Written problem: Repeat, exactly and completely, the material that follows. Omit the pictures.

Provided data:
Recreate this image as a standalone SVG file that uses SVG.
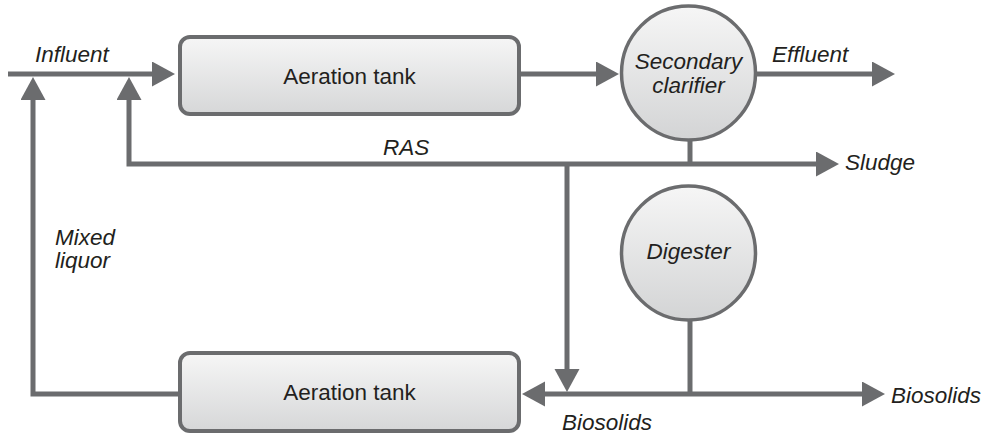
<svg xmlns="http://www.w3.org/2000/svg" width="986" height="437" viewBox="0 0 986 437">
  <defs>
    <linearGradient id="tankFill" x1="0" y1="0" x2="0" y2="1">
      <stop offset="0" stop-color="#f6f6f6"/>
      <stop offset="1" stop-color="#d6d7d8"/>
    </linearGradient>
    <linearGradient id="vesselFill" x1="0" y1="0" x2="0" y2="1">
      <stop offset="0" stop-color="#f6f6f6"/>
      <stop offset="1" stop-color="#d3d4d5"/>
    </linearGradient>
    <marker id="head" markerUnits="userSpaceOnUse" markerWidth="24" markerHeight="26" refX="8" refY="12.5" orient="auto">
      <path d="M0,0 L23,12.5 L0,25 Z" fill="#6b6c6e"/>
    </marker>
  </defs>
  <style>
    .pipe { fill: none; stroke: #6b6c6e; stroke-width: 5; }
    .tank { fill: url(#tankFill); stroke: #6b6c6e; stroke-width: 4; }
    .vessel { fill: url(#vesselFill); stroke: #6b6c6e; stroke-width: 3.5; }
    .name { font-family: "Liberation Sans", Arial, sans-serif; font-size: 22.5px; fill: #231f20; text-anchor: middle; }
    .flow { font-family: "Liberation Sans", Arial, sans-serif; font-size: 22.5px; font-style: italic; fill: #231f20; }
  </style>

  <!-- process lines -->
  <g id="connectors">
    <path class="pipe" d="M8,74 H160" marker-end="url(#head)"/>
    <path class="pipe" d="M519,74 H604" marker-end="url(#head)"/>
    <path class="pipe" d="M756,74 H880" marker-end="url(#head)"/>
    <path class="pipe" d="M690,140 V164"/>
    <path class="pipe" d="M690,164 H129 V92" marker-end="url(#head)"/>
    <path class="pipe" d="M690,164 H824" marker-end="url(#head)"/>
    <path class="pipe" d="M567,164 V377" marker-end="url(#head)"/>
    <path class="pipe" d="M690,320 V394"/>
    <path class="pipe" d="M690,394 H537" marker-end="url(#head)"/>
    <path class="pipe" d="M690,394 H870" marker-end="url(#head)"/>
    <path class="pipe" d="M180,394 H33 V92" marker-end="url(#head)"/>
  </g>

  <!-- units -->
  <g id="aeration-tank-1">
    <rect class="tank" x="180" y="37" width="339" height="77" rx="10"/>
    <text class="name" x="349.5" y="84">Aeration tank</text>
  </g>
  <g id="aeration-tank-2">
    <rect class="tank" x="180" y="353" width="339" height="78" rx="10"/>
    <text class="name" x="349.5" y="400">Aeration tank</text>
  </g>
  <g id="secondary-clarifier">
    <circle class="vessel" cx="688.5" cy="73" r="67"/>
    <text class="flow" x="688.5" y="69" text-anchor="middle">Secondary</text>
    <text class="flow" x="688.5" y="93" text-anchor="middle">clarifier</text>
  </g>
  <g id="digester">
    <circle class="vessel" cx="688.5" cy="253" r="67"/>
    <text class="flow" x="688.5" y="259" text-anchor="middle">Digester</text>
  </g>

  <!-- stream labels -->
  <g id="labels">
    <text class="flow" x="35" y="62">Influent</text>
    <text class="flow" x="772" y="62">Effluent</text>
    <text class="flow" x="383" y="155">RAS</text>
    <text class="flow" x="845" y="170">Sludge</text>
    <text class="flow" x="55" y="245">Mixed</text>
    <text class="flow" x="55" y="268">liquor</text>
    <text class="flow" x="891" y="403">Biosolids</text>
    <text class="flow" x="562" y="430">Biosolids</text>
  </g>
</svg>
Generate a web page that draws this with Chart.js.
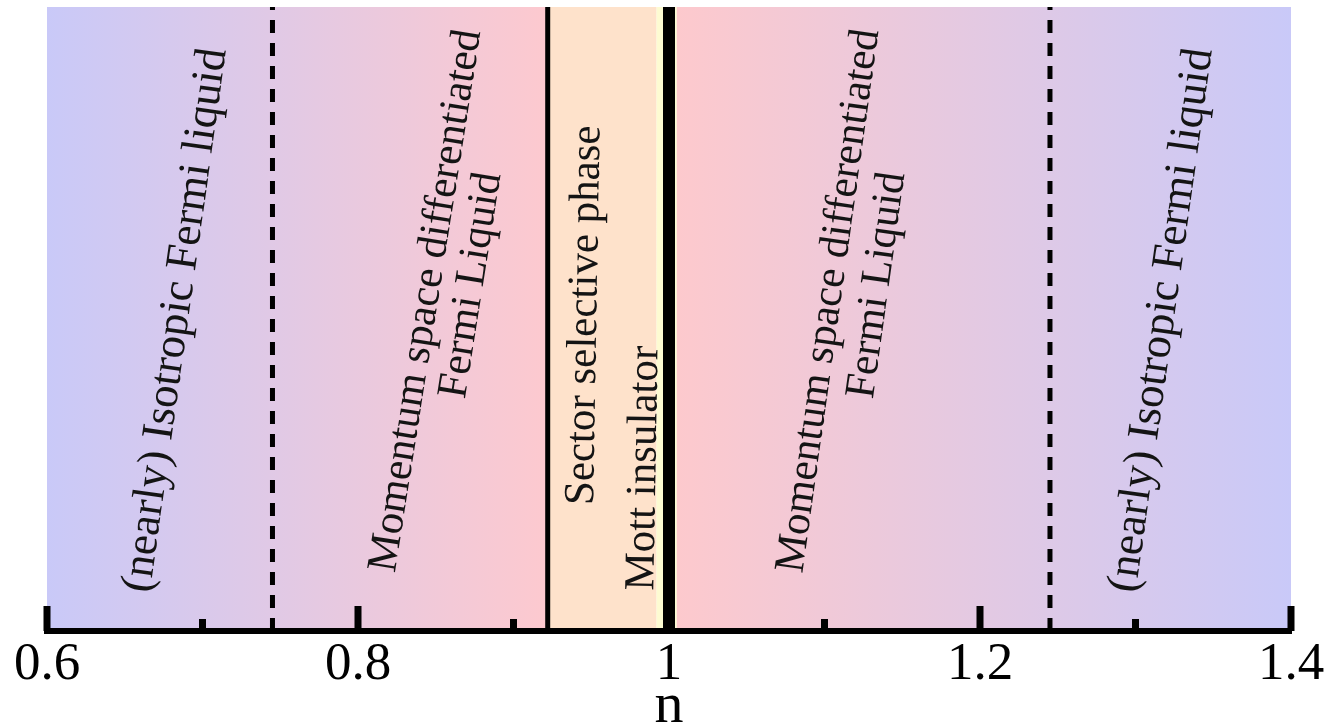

Solution to the problem:
Recreate this image as a standalone SVG file that uses SVG.
<svg xmlns="http://www.w3.org/2000/svg" width="986" height="437" viewBox="0 0 986 437">
  <defs>
    <linearGradient id="tankFill" x1="0" y1="0" x2="0" y2="1">
      <stop offset="0" stop-color="#f6f6f6"/>
      <stop offset="1" stop-color="#d6d7d8"/>
    </linearGradient>
    <linearGradient id="vesselFill" x1="0" y1="0" x2="0" y2="1">
      <stop offset="0" stop-color="#f6f6f6"/>
      <stop offset="1" stop-color="#d3d4d5"/>
    </linearGradient>
    <marker id="head" markerUnits="userSpaceOnUse" markerWidth="24" markerHeight="26" refX="8" refY="12.5" orient="auto">
      <path d="M0,0 L23,12.5 L0,25 Z" fill="#6b6c6e"/>
    </marker>
  </defs>
  <style>
    .pipe { fill: none; stroke: #6b6c6e; stroke-width: 5; }
    .tank { fill: url(#tankFill); stroke: #6b6c6e; stroke-width: 4; }
    .vessel { fill: url(#vesselFill); stroke: #6b6c6e; stroke-width: 3.5; }
    .name { font-family: "Liberation Sans", Arial, sans-serif; font-size: 22.5px; fill: #231f20; text-anchor: middle; }
    .flow { font-family: "Liberation Sans", Arial, sans-serif; font-size: 22.5px; font-style: italic; fill: #231f20; }
  </style>

  <!-- process lines -->
  <g id="connectors">
    <path class="pipe" d="M8,74 H160" marker-end="url(#head)"/>
    <path class="pipe" d="M519,74 H604" marker-end="url(#head)"/>
    <path class="pipe" d="M756,74 H880" marker-end="url(#head)"/>
    <path class="pipe" d="M690,140 V164"/>
    <path class="pipe" d="M690,164 H129 V92" marker-end="url(#head)"/>
    <path class="pipe" d="M690,164 H824" marker-end="url(#head)"/>
    <path class="pipe" d="M567,164 V377" marker-end="url(#head)"/>
    <path class="pipe" d="M690,320 V394"/>
    <path class="pipe" d="M690,394 H537" marker-end="url(#head)"/>
    <path class="pipe" d="M690,394 H870" marker-end="url(#head)"/>
    <path class="pipe" d="M180,394 H33 V92" marker-end="url(#head)"/>
  </g>

  <!-- units -->
  <g id="aeration-tank-1">
    <rect class="tank" x="180" y="37" width="339" height="77" rx="10"/>
    <text class="name" x="349.5" y="84">Aeration tank</text>
  </g>
  <g id="aeration-tank-2">
    <rect class="tank" x="180" y="353" width="339" height="78" rx="10"/>
    <text class="name" x="349.5" y="400">Aeration tank</text>
  </g>
  <g id="secondary-clarifier">
    <circle class="vessel" cx="688.5" cy="73" r="67"/>
    <text class="flow" x="688.5" y="69" text-anchor="middle">Secondary</text>
    <text class="flow" x="688.5" y="93" text-anchor="middle">clarifier</text>
  </g>
  <g id="digester">
    <circle class="vessel" cx="688.5" cy="253" r="67"/>
    <text class="flow" x="688.5" y="259" text-anchor="middle">Digester</text>
  </g>

  <!-- stream labels -->
  <g id="labels">
    <text class="flow" x="35" y="62">Influent</text>
    <text class="flow" x="772" y="62">Effluent</text>
    <text class="flow" x="383" y="155">RAS</text>
    <text class="flow" x="845" y="170">Sludge</text>
    <text class="flow" x="55" y="245">Mixed</text>
    <text class="flow" x="55" y="268">liquor</text>
    <text class="flow" x="891" y="403">Biosolids</text>
    <text class="flow" x="562" y="430">Biosolids</text>
  </g>
</svg>
Generate a web page that draws this with Chart.js.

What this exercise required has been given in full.